This is an edited extract from the executive summary and chapter on achievability of “The New Solar+ Decade Roadmap: 30% by 2030” by the Solar Energy Industries Association (SEIA).

This roadmap offers a vision for the radical transformation and decarbonization of the U.S. electricity system. It articulates where the solar industry stands today, establishes new goals for the next decade and outlines the steps to be taken. It explains how the solar industry will expand exponentially from comprising 3.7% of the U.S. electricity mix today to 30% of all electricity generation by 2030. This will put solar on pace to provide essential reliability services, deploy with storage for resilient community infrastructure and fully decarbonize the electric grid by 2035.

When SEIA established the original Solar+ Decade goal (20% of generation by 2030) in 2019, it was seen as an ambitious but achievable goal. In light of historic changes – shifting political dynamics, increased urgency to address climate change and changes in market dynamics – the potential for solar growth has only increased. However, this transformation requires a collaborative, well-funded effort led by a strong national trade association.

SEIA has identified four pillars of our strategy to reach 30% by 2030 through radical market transformation:

  • We must work constructively with other industries and organizations that share our vision. While our goal is predicated on solar penetration, we envision an electricity portfolio comprised of multiple clean energy sources and technologies. Our ethos must be “aggressive collaboration.” We must be impactful and unabashed as we work with other stakeholders to advance storage, transmission and distribution infrastructure, wind energy and any number of other technologies that will advance the solar vision and transform energy markets.
  • There are a number of market accelerators that can increase solar energy adoption. Capitalizing on these accelerators, including energy storage deployment, electrification of thermal loads and transportation and carbon reduction goals, will be critical to meeting our 2030 goal. 
  • Market levers and policy drivers will play central roles in whether or not the solar industry reaches its destination. Climate policy, federal tax policy, state net energy metering rules, strong industrial policy and manufacturing investments, building codes and renewable portfolio standards all drive solar energy growth. Other factors include regional energy market rules, access to financing and opportunities to further reduce costs.
  • Finally, and perhaps most importantly, we must continue to manage our growth. Our industry must build a robust and ethical domestic supply chain, earn a social license to operate by being good stewards of the land, proactively address recycling and end-of-life management, modernize the grid to facilitate more solar deployment, ensure smart trade policy, protect customers and develop a diverse customer base and workforce, among many other priorities.

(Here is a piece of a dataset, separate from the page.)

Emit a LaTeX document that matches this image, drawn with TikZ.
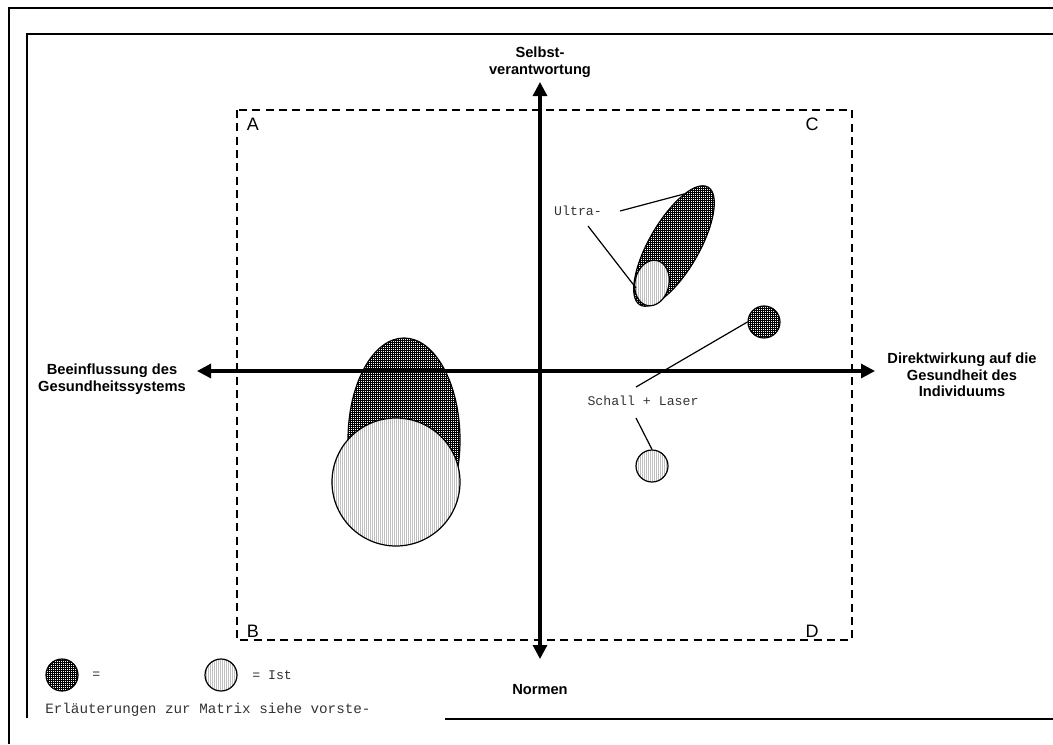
\documentclass[tikz,border=0pt]{standalone}
\usepackage{fontspec}
\setmainfont{Liberation Sans}
\newfontfamily\monofont{Liberation Mono}
\usetikzlibrary{arrows.meta,patterns.meta,shapes.geometric}
\begin{document}
\begin{tikzpicture}[x=0.75pt,y=-0.75pt,
  frameline/.style={line width=2.2pt},
  innerline/.style={line width=1.7pt},
  axis/.style={line width=2.3pt,-{Triangle[length=10.5pt,width=10.5pt]}},
  quad/.style={dashed,line width=0.8pt,dash pattern=on 6pt off 4pt},
  axislabel/.style={font=\bfseries\fontsize{11}{12.5}\selectfont,align=center,inner sep=0pt},
  letter/.style={font=\fontsize{13.5}{14}\selectfont,inner sep=0pt},
  mono/.style={font=\monofont\fontsize{9.9}{11}\selectfont,inner sep=0pt,text=black!80},
  darkfill/.style={draw,line width=0.9pt,preaction={fill=white},pattern={Hatch[angle=0,distance=1.5pt,line width=0.65pt]}},
  lightfill/.style={draw,line width=0.9pt,preaction={fill=white},pattern={Lines[angle=90,distance=1.5pt,line width=0.3pt]},pattern color=black!25},
  leader/.style={line width=0.9pt}]
\useasboundingbox (0,0) rectangle (1053,744);
% frames
\draw[frameline] (9,744) -- (9,8) -- (1053,8);
\draw[innerline] (27,718) -- (27,34) -- (1053,34);
\draw[innerline] (445,719) -- (1053,719);
% dashed quadrant box
\draw[quad] (237,110) rectangle (852,640);
\node[letter] (qa) at (253,124) {A};
\node[letter] (qc) at (812,124) {C};
\node[letter] (qb) at (253,631) {B};
\node[letter] (qd) at (812,631) {D};
% left shapes
\node[ellipse,darkfill,inner sep=0pt,minimum width=84pt,minimum height=153pt] (soll1) at (404,440) {};
\node[circle,lightfill,inner sep=0pt,minimum size=96pt] (ist1) at (396,482) {};
% axes
\coordinate (cen) at (540,371);
\coordinate (ytop) at (540,82);
\coordinate (ybot) at (540,659);
\coordinate (xleft) at (197,371);
\coordinate (xright) at (875,371);
\draw[axis] (cen) -- (ytop);
\draw[axis] (cen) -- (ybot);
\draw[axis] (cen) -- (xleft);
\draw[axis] (cen) -- (xright);
\node[axislabel] (lt) at (540,62) {Selbst-\\verantwortung};
\node[axislabel] (lb) at (540,690) {Normen};
\node[axislabel] (ll) at (112,379) {Beeinflussung des\\Gesundheitssystems};
\node[axislabel] (lr) at (962,375) {Direktwirkung auf die\\Gesundheit des\\Individuums};
% Ultra
\node[ellipse,darkfill,inner sep=0pt,minimum width=102pt,minimum height=37.5pt,rotate=60] (soll2) at (674,246) {};
\node[ellipse,lightfill,inner sep=0pt,minimum width=25.5pt,minimum height=34.5pt,rotate=-12] (ist2) at (652,283) {};
\node[mono] (ultra) at (578,211) {Ultra-};
\coordinate (u1s) at (620,211);
\coordinate (u1e) at (684,194);
\coordinate (u2s) at (588,226);
\coordinate (u2e) at (636,288);
\draw[leader] (u1s) -- (u1e);
\draw[leader] (u2s) -- (u2e);
% Schall + Laser
\node[circle,darkfill,inner sep=0pt,minimum size=24pt] (soll3) at (764,322) {};
\node[circle,lightfill,inner sep=0pt,minimum size=24pt] (ist3) at (652,466) {};
\node[mono] (sl) at (643,401) {Schall + Laser};
\coordinate (s1e) at (636,387);
\coordinate (s2s) at (636,418);
\draw[leader] (soll3.west) -- (s1e);
\draw[leader] (s2s) -- (ist3.north);
% legend
\node[circle,darkfill,inner sep=0pt,minimum size=24pt] (legd) at (62,675) {};
\node[mono,anchor=west] (legdt) at (92,675) {=};
\node[circle,lightfill,inner sep=0pt,minimum size=24pt] (legl) at (221,675) {};
\node[mono,anchor=west] (leglt) at (252,675) {= Ist};
\node[mono,anchor=west,font=\monofont\fontsize{10.7}{11}\selectfont] (note) at (45,710) {Erläuterungen zur Matrix siehe vorste-};
\end{tikzpicture}
\end{document}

Why set this goal of 30% by 2030 and articulate a vision of radical market transformation? Because, when we achieve this goal, we will have deployed hundreds of billions of dollars in investment and created hundreds of thousands of American jobs. We will reduce carbon emissions by hundreds of millions of tons and make a significant contribution to addressing climate change. And we will increase prosperity for all Americans by creating economic opportunity and clean abundant electricity for all of our communities.

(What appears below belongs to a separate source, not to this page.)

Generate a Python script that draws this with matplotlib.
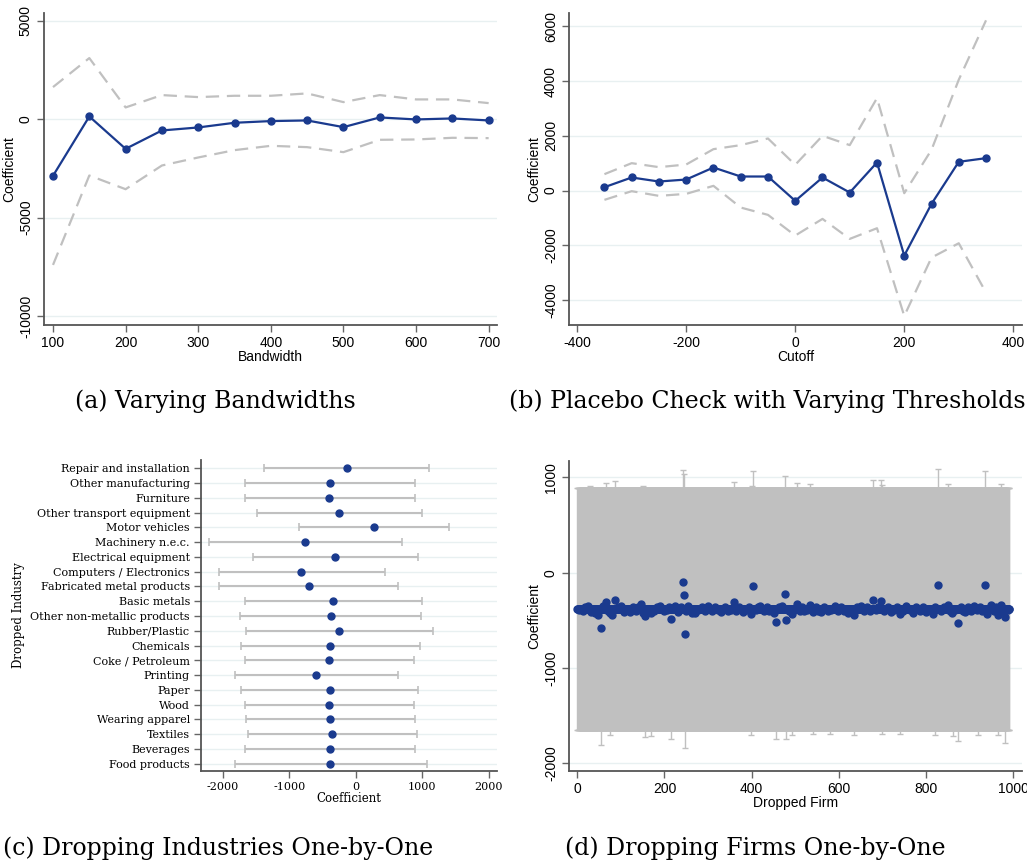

While the 30% by 2030 goal is certainly achievable, it is not inevitable. The industry’s march to 2030 must be immediate, aggressive, collaborative and national in scope. Failure to move quickly and decisively will result in significant adverse consequences for addressing climate change, and will leave billions of dollars in private investment and hundreds of thousands of new career opportunities on the table.

To fundamentally reshape our future, we must invest our resources on these issues, and put our political clout behind them. To successfully develop policies that drive growth, and to mitigate potential risks, we will need active engagement from outside of the solar industry. Solar energy enjoys broad public support, and is favored across the political spectrum as an energy source of the future. Taken as a whole, there is increasing public demand for all forms of clean energy, and it is incumbent upon us to capture this enthusiasm and turn it into meaningful action that will achieve results.

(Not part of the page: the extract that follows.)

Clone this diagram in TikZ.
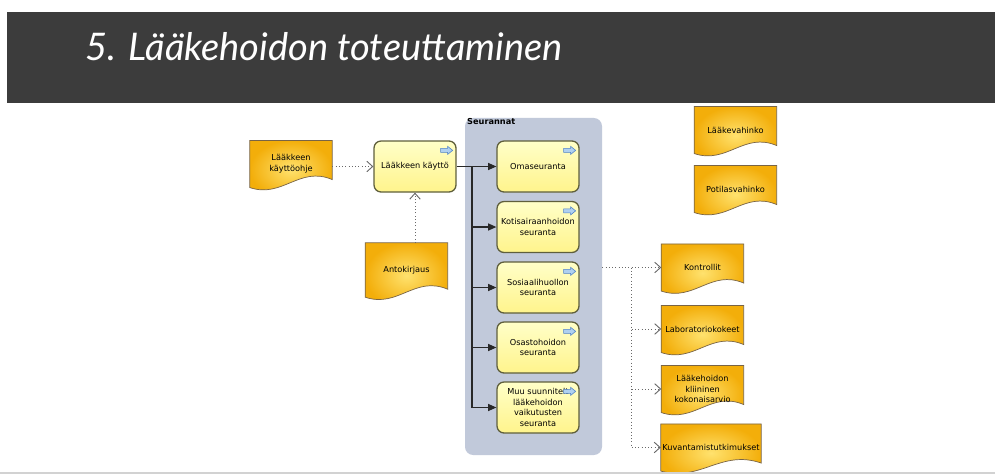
\documentclass[tikz,border=0pt]{standalone}
\usepackage{fontspec}
\setmainfont{DejaVu Sans}
\newfontfamily\titlefont{Lato}
\usetikzlibrary{arrows.meta,calc,backgrounds}
\definecolor{banner}{RGB}{60,60,60}
\definecolor{poolfill}{RGB}{193,201,218}
\definecolor{taskin}{RGB}{255,255,200}
\definecolor{taskout}{RGB}{255,244,140}
\definecolor{taskline}{RGB}{95,95,60}
\definecolor{docin}{RGB}{255,226,110}
\definecolor{docout}{RGB}{243,174,10}
\definecolor{docline}{RGB}{120,100,70}
\definecolor{iconfill}{RGB}{175,208,240}
\definecolor{iconline}{RGB}{80,130,200}
\definecolor{flow}{RGB}{40,40,40}
\definecolor{info}{RGB}{105,105,105}
\begin{document}
\begin{tikzpicture}[x=0.03cm, y=-0.03cm, font=\fontsize{7}{9.2}\selectfont,
  task/.style={draw=taskline, line width=1.1pt, rounded corners=6pt, top color=taskin, bottom color=taskout,
    minimum width=2.46cm, minimum height=1.53cm, align=center, inner sep=1pt},
  doc/.style={minimum width=2.46cm, minimum height=1.4cm, align=center, inner sep=0pt},
  docfill/.style={draw=docline, line width=0.6pt, inner color=docin, outer color=docout},
  flowline/.style={draw=flow, line width=0.9pt},
  flowarrow/.style={flowline, -{Triangle[length=7pt,width=6pt]}},
  infoline/.style={draw=info, line width=0.8pt, dotted},
  infoarrow/.style={infoline, -{Straight Barb[length=5pt,width=9pt]}},
  flowicon/.pic={\draw[fill=iconfill, draw=iconline, line width=0.5pt]
    (-6,-2) -- (1,-2) -- (1,-4) -- (6,0) -- (1,4) -- (1,2) -- (-6,2) -- cycle;}]
\useasboundingbox (0,0) rectangle (995,476);
\fill[banner] (7,12) rectangle (995,103);
\draw (85,60) node[anchor=base west, text=white, inner sep=0pt,
  font=\titlefont\itshape\fontsize{32.5}{38}\selectfont] (title) {5. Lääkehoidon toteuttaminen};
\draw[gray!35, line width=1pt] (0,473) -- (995,473);
% Seurannat
\draw (533.5,286.5) node[fill=poolfill, rounded corners=7pt, minimum width=4.11cm, minimum height=10.11cm] (pool) {};
\draw (467,122) node[anchor=west, inner sep=0pt, font=\bfseries\fontsize{7}{9}\selectfont] (seur) {Seurannat};
\draw (415,166.5) node[task] (kaytto) {Lääkkeen käyttö};
\draw (538,166.5) node[task] (oma) {Omaseuranta};
\draw (538,227) node[task] (koti) {Kotisairaanhoidon\\seuranta};
\draw (538,287.5) node[task] (sos) {Sosiaalihuollon\\seuranta};
\draw (538,347.5) node[task] (osasto) {Osastohoidon\\seuranta};
\draw (538,407.5) node[task] (muu) {Muu suunnitelt\\lääkehoidon\\vaikutusten\\seuranta};
\foreach \n in {kaytto,oma,koti,sos,osasto,muu}
  \pic at ($(\n.north east)+(-10,10)$) {flowicon};
% dokumentit
\draw (291,164) node[doc] (ohje) {Lääkkeen\\käyttöohje};
\draw (406.5,270) node[doc, minimum height=1.62cm] (anto) {Antokirjaus};
\draw (735.5,130) node[doc] (lvah) {Lääkevahinko};
\draw (735.5,189) node[doc] (pvah) {Potilasvahinko};
\draw (702.5,267.5) node[doc] (kontr) {Kontrollit};
\draw (702.5,329) node[doc] (lab) {Laboratoriokokeet};
\draw (702.5,389) node[doc] (klin) {Lääkehoidon\\kliininen\\kokonaisarvio};
\draw (711,447.5) node[doc, minimum width=3cm] (kuva) {Kuvantamistutkimukset};
\begin{scope}[on background layer]
\foreach \n in {ohje,anto,lvah,pvah,kontr,lab,klin,kuva}
  \draw[docfill] (\n.north west) -- (\n.north east) -- ($(\n.south east)+(0,-8)$)
    .. controls ($(\n.south west)!0.6!(\n.south east)+(0,-22)$) and ($(\n.south west)!0.4!(\n.south east)+(0,11)$) .. (\n.south west) -- cycle;
\end{scope}
\draw[infoarrow] (ohje.east |- kaytto.west) -- (kaytto.west);
\draw[infoarrow] (kaytto.south |- anto.north) -- (kaytto.south);
\draw[flowarrow] (kaytto.east) -- (oma.west);
\coordinate (bus) at (472,166.5);
\draw[flowline] (bus) -- (bus |- muu.west);
\foreach \n in {koti,sos,osasto,muu}
  \draw[flowarrow] (bus |- \n.west) -- (\n.west);
\coordinate (fork) at ($(pool.east)!0.5!(kontr.west)$);
\draw[infoarrow] (pool.east |- kontr.west) -- (kontr.west);
\draw[infoline] (fork |- kontr.west) -- (fork |- kuva.west);
\foreach \n in {lab,klin,kuva}
  \draw[infoarrow] (fork |- \n.west) -- (\n.west);
\end{tikzpicture}
\end{document}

There are more than 3 million Americans with a residential solar system, and some of the nation’s most successful and recognizable corporate brands are turning to solar and other clean energy sources to power their businesses. We need to convert these customers into advocates, and use this clout to achieve policy victories.

Solar and other clean energy technologies are up against entrenched and well-funded interests. Our fundraising and advocacy will need to expand to make the Solar+ vision a reality. Continuing to build a robust political action presence, through the SolarPAC and other means, will be a key priority. Strategic partnerships are also critical for this work. Identifying outside interests, such as the
environmental community, labor, conservative organizations, or rural economic development groups, to align with at key moments will help increase pressure on lawmakers.

It will also be important to recognize that the changing energy landscape will create challenges for incumbent energy providers and their employees and investors. Helping these companies and individuals manage the energy transition must be an important part of the solar+ decade.